The “bad” commit is somewhere between 6.8.9 and 6.9. Will test further and update. However, even on 6.8.9, the GPU refuses to go into D3cold on external power.

In that case try turning off ASPM using the kernel command line. I know there were some ASPM changes that came in 6.9 (like PCI/ASPM: Restore parent state to parent, child state to child · torvalds/linux@f3d049b · GitHub)

If turning off ASPM doesn’t help, please bisect.

I’m not sure how helpful this is, but I’m on Arch with Kernel 6.9.10 with a dGPU and mine doesn’t experience any issues relating to switching states. I’ve never experienced a panic either.

I’m currently on external power (included USB-C adapter) with my dGPU in the D3cold state. I did have an issue previously, but it was found to be software trying to access sensor data that was the cause; removing that fixed it.

Have you tried running it on a live-environment external to your current install?
Where are you plugging in the USB-C adapter? I’m powering my laptop via a USB-C Expansion Card (middle on the left or right in my case)
It could also be a hardware thing; I know it sounds lame, but testing Windows might not be a half bad idea, or at least a supported Ubuntu variant, just to see what happens.

Fedora 40 liveUSB works.
I power my notebook through the rear ports, because these support 240W charging(photo included)

I am not aware of anything trying to access the GPU, as booting up into a tty without a DE/WM still shows its power status as D0

This makes the GPU not crash on plug-ins, although the GPU still stays in D0 while the power adapter is in and I cannot for the life of me see anything that’s using it.

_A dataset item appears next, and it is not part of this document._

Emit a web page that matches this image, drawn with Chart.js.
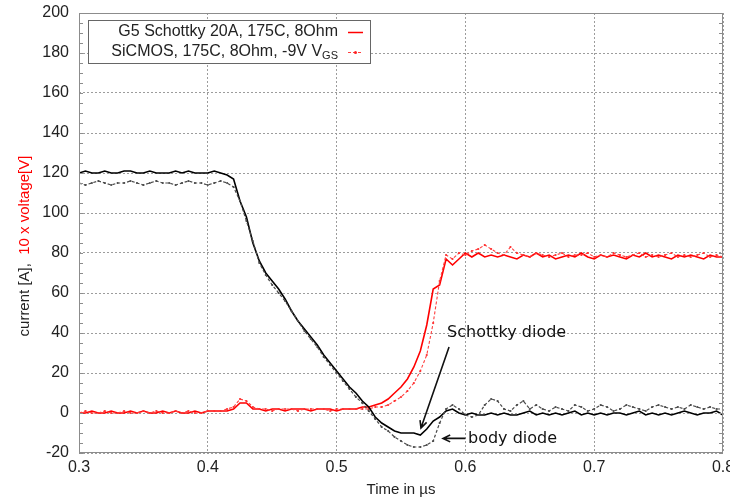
<!DOCTYPE html>
<html>
<head>
<meta charset="utf-8">
<script src="https://cdn.jsdelivr.net/npm/chart.js@4/dist/chart.umd.min.js"></script>
<style>
  html, body { margin: 0; padding: 0; background: #fff; }
  #wrap { width: 730px; height: 501px; }
</style>
</head>
<body>
<div id="wrap"><canvas id="ch_switch" width="730" height="501"></canvas></div>
<script>
// time axis in µs
const time = [
  0.300, 0.305, 0.310, 0.315, 0.320, 0.325, 0.330, 0.335, 0.340, 0.345,
  0.350, 0.355, 0.360, 0.365, 0.370, 0.375, 0.380, 0.385, 0.390, 0.395,
  0.400, 0.405, 0.410, 0.415, 0.420, 0.425, 0.430, 0.435, 0.440, 0.445,
  0.450, 0.455, 0.460, 0.465, 0.470, 0.475, 0.480, 0.485, 0.490, 0.495,
  0.500, 0.505, 0.510, 0.515, 0.520, 0.525, 0.530, 0.535, 0.540, 0.545,
  0.550, 0.555, 0.560, 0.565, 0.570, 0.575, 0.580, 0.585, 0.590, 0.595,
  0.600, 0.605, 0.610, 0.615, 0.620, 0.625, 0.630, 0.635, 0.640, 0.645,
  0.650, 0.655, 0.660, 0.665, 0.670, 0.675, 0.680, 0.685, 0.690, 0.695,
  0.700, 0.705, 0.710, 0.715, 0.720, 0.725, 0.730, 0.735, 0.740, 0.745,
  0.750, 0.755, 0.760, 0.765, 0.770, 0.775, 0.780, 0.785, 0.790, 0.795,
  0.800
];

// current [A] — G5 Schottky (black)
const schottkyCurrent = [
  120, 121, 120, 120, 121, 120, 120, 121, 121, 120,
  120, 121, 120, 120, 120, 121, 120, 121, 120, 120,
  120, 121, 120, 119, 117, 106, 98, 85, 76, 70,
  66, 62, 57, 51, 46, 42, 38, 34, 29, 25,
  21, 17, 13, 10, 6, 3, -2, -5, -7, -9,
  -10, -10, -10, -11, -8, -4, -2, 1, 2, 0,
  -1, 0, -1, -1, 0, -1, 0, -1, -1, 0,
  1, -1, 0, -1, 0, -1, 0, 1, -1, 0,
  -1, 0, -1, 0, 0, -1, 0, 1, -1, 0,
  -1, 0, -1, 0, 1, 0, -1, 0, 0, 1,
  -1
];

// current [A] — SiCMOS body diode (grey, dotted)
const sicmosCurrent = [
  115, 114, 115, 116, 115, 114, 115, 115, 116, 115,
  114, 115, 116, 115, 115, 114, 115, 116, 115, 115,
  114, 115, 116, 115, 113, 106, 96, 86, 75, 69,
  64, 60, 56, 51, 46, 41, 37, 33, 28, 24,
  20, 16, 12, 8, 5, 1, -3, -7, -9, -12,
  -14, -16, -17, -17, -16, -14, -5, 2, 4, 2,
  -1, -2, -1, 4, 7, 6, 2, 1, 4, 6,
  2, 4, 2, 1, 3, 2, 1, 4, 3, 1,
  2, 4, 3, 1, 2, 4, 3, 2, 1, 3,
  4, 3, 2, 3, 2, 4, 3, 2, 3, 2,
  2
];

// 10 x voltage [V] — G5 Schottky (red)
const schottkyVoltage = [
  0, 0, 1, 0, 0, 1, 0, 0, 1, 0,
  1, 0, 0, 1, 0, 1, 0, 0, 1, 0,
  1, 1, 1, 1, 2, 5, 5, 2, 2, 1,
  2, 2, 1, 2, 2, 2, 1, 2, 2, 2,
  1, 2, 2, 2, 3, 3, 4, 5, 7, 10,
  13, 17, 23, 31, 44, 62, 64, 77, 74, 77,
  80, 78, 80, 78, 79, 78, 79, 78, 77, 79,
  78, 80, 78, 79, 77, 78, 79, 78, 80, 78,
  77, 79, 78, 79, 78, 77, 79, 78, 80, 78,
  79, 78, 77, 79, 78, 79, 78, 77, 79, 78,
  78
];

// 10 x voltage [V] — SiCMOS (red, dotted)
const sicmosVoltage = [
  0, 1, 0, 0, 1, 0, 0, 1, 0, 0,
  1, 0, 1, 0, 0, 1, 0, 1, 0, 0,
  1, 1, 1, 2, 3, 7, 6, 3, 2, 2,
  1, 2, 2, 2, 1, 2, 2, 2, 2, 1,
  2, 2, 2, 2, 2, 2, 3, 3, 4, 6,
  8, 11, 15, 21, 29, 45, 66, 79, 77, 80,
  79, 81, 82, 84, 82, 80, 79, 83, 80, 79,
  78, 80, 79, 78, 79, 80, 78, 79, 79, 80,
  78, 79, 78, 80, 79, 78, 79, 80, 78, 79,
  78, 79, 80, 78, 79, 78, 79, 80, 78, 79,
  78
];

const xTicks = { min: 0.3, max: 0.8, step: 0.1 };
const yTicks = { min: -20, max: 200, step: 20, minorStep: 5 };

const legendItems = ['G5 Schottky 20A, 175C, 8Ohm', 'SiCMOS, 175C, 8Ohm, -9V V'];
const notes = [
  { text: 'Schottky diode', x: 0.5858, y: 40, from: [0.5873, 33], to: [0.5655, -7.5] },
  { text: 'body diode', x: 0.602, y: -12.7, from: [0.6000, -12.7], to: [0.5826, -12.7] }
];

const FONT = "'Liberation Sans', Arial, sans-serif";
const pts = arr => time.map((t, i) => ({ x: t, y: arr[i] }));

function arrow(ctx, x1, y1, x2, y2) {
  const a = Math.atan2(y2 - y1, x2 - x1), L = 8;
  ctx.beginPath();
  ctx.moveTo(x1, y1); ctx.lineTo(x2, y2);
  ctx.moveTo(x2 - L * Math.cos(a - 0.45), y2 - L * Math.sin(a - 0.45));
  ctx.lineTo(x2, y2);
  ctx.lineTo(x2 - L * Math.cos(a + 0.45), y2 - L * Math.sin(a + 0.45));
  ctx.stroke();
}

const extras = {
  id: 'extras',
  afterDatasetsDraw(chart) {
    const { ctx, chartArea: ca, scales: { x, y } } = chart;
    ctx.save();

    // frame
    ctx.strokeStyle = '#8c8c8c'; ctx.lineWidth = 1;
    ctx.strokeRect(ca.left + 0.5, ca.top + 0.5, ca.right - ca.left - 1, ca.bottom - ca.top - 1);

    // minor ticks on y
    ctx.beginPath();
    for (let v = yTicks.min; v <= yTicks.max; v += yTicks.minorStep) {
      const py = Math.round(y.getPixelForValue(v)) + 0.5;
      ctx.moveTo(ca.left, py); ctx.lineTo(ca.left + 4, py);
      ctx.moveTo(ca.right, py); ctx.lineTo(ca.right - 4, py);
    }
    ctx.stroke();

    // annotations
    ctx.fillStyle = '#111'; ctx.strokeStyle = '#111'; ctx.lineWidth = 1.6;
    ctx.font = "16px 'DejaVu Sans', Verdana, sans-serif";
    ctx.textAlign = 'left'; ctx.textBaseline = 'middle';
    notes.forEach(n => {
      ctx.fillText(n.text, x.getPixelForValue(n.x), y.getPixelForValue(n.y));
      arrow(ctx, x.getPixelForValue(n.from[0]), y.getPixelForValue(n.from[1]),
                 x.getPixelForValue(n.to[0]), y.getPixelForValue(n.to[1]));
    });

    // legend box
    const bx = ca.left + 9, by = ca.top + 7, bw = 282, bh = 43;
    ctx.fillStyle = '#fff'; ctx.fillRect(bx, by, bw, bh);
    ctx.strokeStyle = '#666'; ctx.lineWidth = 1;
    ctx.strokeRect(bx + 0.5, by + 0.5, bw, bh);
    ctx.font = '16px ' + FONT; ctx.fillStyle = '#222';
    ctx.textAlign = 'right';
    const tx = bx + 250;
    ctx.fillText(legendItems[0], tx, by + 12);
    // second line with subscript
    ctx.font = '11px ' + FONT;
    const subW = ctx.measureText('GS').width;
    ctx.fillText('GS', tx, by + 36);
    ctx.font = '16px ' + FONT;
    ctx.fillText(legendItems[1], tx - subW, by + 32);
    // samples
    ctx.strokeStyle = '#ff0000'; ctx.lineWidth = 1.5;
    ctx.beginPath(); ctx.moveTo(bx + 260, by + 12.5); ctx.lineTo(bx + 275, by + 12.5); ctx.stroke();
    ctx.strokeStyle = '#ff4040'; ctx.lineWidth = 1; ctx.setLineDash([3, 2]);
    ctx.beginPath(); ctx.moveTo(bx + 260, by + 32.5); ctx.lineTo(bx + 275, by + 32.5); ctx.stroke();
    ctx.setLineDash([]);
    ctx.fillStyle = '#ff2020';
    ctx.beginPath(); ctx.arc(bx + 267.5, by + 32.5, 1.5, 0, Math.PI * 2); ctx.fill();

    // y title, two colours
    ctx.font = '15px ' + FONT;
    const p1 = 'current [A],  ', p2 = '10 x voltage[V]';
    const w1 = ctx.measureText(p1).width, w2 = ctx.measureText(p2).width;
    ctx.translate(25, 246); ctx.rotate(-Math.PI / 2);
    ctx.textAlign = 'left';
    let sx = -(w1 + w2) / 2;
    ctx.fillStyle = '#222'; ctx.fillText(p1, sx, 0);
    ctx.fillStyle = '#ff0000'; ctx.fillText(p2, sx + w1, 0);
    ctx.restore();
  }
};

const gridDash = { display: false, dash: [2, 2] };

new Chart(document.getElementById('ch_switch').getContext('2d'), {
  type: 'line',
  data: {
    datasets: [
      {
        label: 'SiCMOS current',
        data: pts(sicmosCurrent),
        borderColor: '#4a4a4a',
        borderWidth: 1.2,
        borderDash: [3, 2],
        pointRadius: 1.1,
        pointBorderWidth: 0,
        pointBackgroundColor: '#4a4a4a',
        tension: 0
      },
      {
        label: 'Schottky current',
        data: pts(schottkyCurrent),
        borderColor: '#000',
        borderWidth: 1.6,
        pointRadius: 0,
        tension: 0
      },
      {
        label: 'SiCMOS voltage',
        data: pts(sicmosVoltage),
        borderColor: '#ff4040',
        borderWidth: 1.1,
        borderDash: [3, 2],
        pointRadius: 1.1,
        pointBorderWidth: 0,
        pointBackgroundColor: '#ff3030',
        tension: 0
      },
      {
        label: 'Schottky voltage',
        data: pts(schottkyVoltage),
        borderColor: '#ff0000',
        borderWidth: 1.6,
        pointRadius: 0,
        tension: 0
      }
    ]
  },
  options: {
    responsive: false,
    animation: false,
    devicePixelRatio: 1,
    layout: { padding: { left: 0, right: 7, top: 13, bottom: 2 } },
    plugins: { legend: { display: false }, tooltip: { enabled: false } },
    scales: {
      x: {
        type: 'linear',
        min: xTicks.min, max: xTicks.max,
        ticks: {
          stepSize: xTicks.step, maxRotation: 0, autoSkip: false, padding: 5,
          color: '#222', font: { family: FONT, size: 16 },
          callback: v => (+v).toFixed(1)
        },
        grid: { color: '#9c9c9c', drawTicks: false },
        border: gridDash,
        title: { display: true, text: 'Time in µs', color: '#222', font: { family: FONT, size: 15 }, padding: { top: 0, bottom: 0 } },
        afterFit: s => { s.height = 46; s.paddingLeft = 0; s.paddingRight = 0; }
      },
      y: {
        min: yTicks.min, max: yTicks.max,
        ticks: { stepSize: yTicks.step, padding: 10, color: '#222', font: { family: FONT, size: 16 } },
        grid: { color: '#9c9c9c', drawTicks: false },
        border: gridDash,
        afterFit: s => { s.width = 79; s.paddingTop = 0; s.paddingBottom = 0; }
      }
    }
  },
  plugins: [extras]
});
</script>
</body>
</html>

Also there’s some strange messages when I plug in the cable:

kern :err : [ 50.591099] ucsi_acpi USBC000:00: unknown error 256
kern :err : [ 50.591187] ucsi_acpi USBC000:00: GET_CABLE_PROPERTY failed (-5)

And a crash because of Unsupported pwrseq engine id: 2! but that’s already reported Here

I tried putting my Framework charger in the same port, and while I did get the same GET_CABLE_PROPERTY error, I did not observe issues with the dGPU going into D0.

I really think this is a software thing, but I don’t think this is a kernel issue. A kernel issue would likely be more wide-spread since there’s plenty of people on the same kernel using Arch. Since you said it doesn’t happen in Fedora, it’s not likely a hardware thing.

I still think testing in a bare/new Arch install with 0 extras installed would be a good next step.

The usci_acpi messages are present on all four ports. Will try a clean install now

A clean install took a little longer than expected but works like a charm now, no D0 nonsense. I just nuked the old one and installed everything anew. Thanks for the help!

Awesome! Glad it worked out!

I’m assuming by this message you didn’t mean that the usci_acpi messages also went away? It seems like you were saying your other issues were fixed, just wanted to check.

The USCI_ACPI issue (and another similar kernel message) is being reported/tracked here and here

Yes, the usci_acpi messages are still here, sorry for the unclear message

Hi all! My FW16 is arriving next week so I’m doing some prep work to get ready for setup. I’m considering setting it up with CachyOS as I’ve had multiple vanilla Arch machines in the past and want to try something newish. Does anyone have experience with Cachy on the FW16? Any weird quirks I should watch out for other than the already listed tweaks for Arch?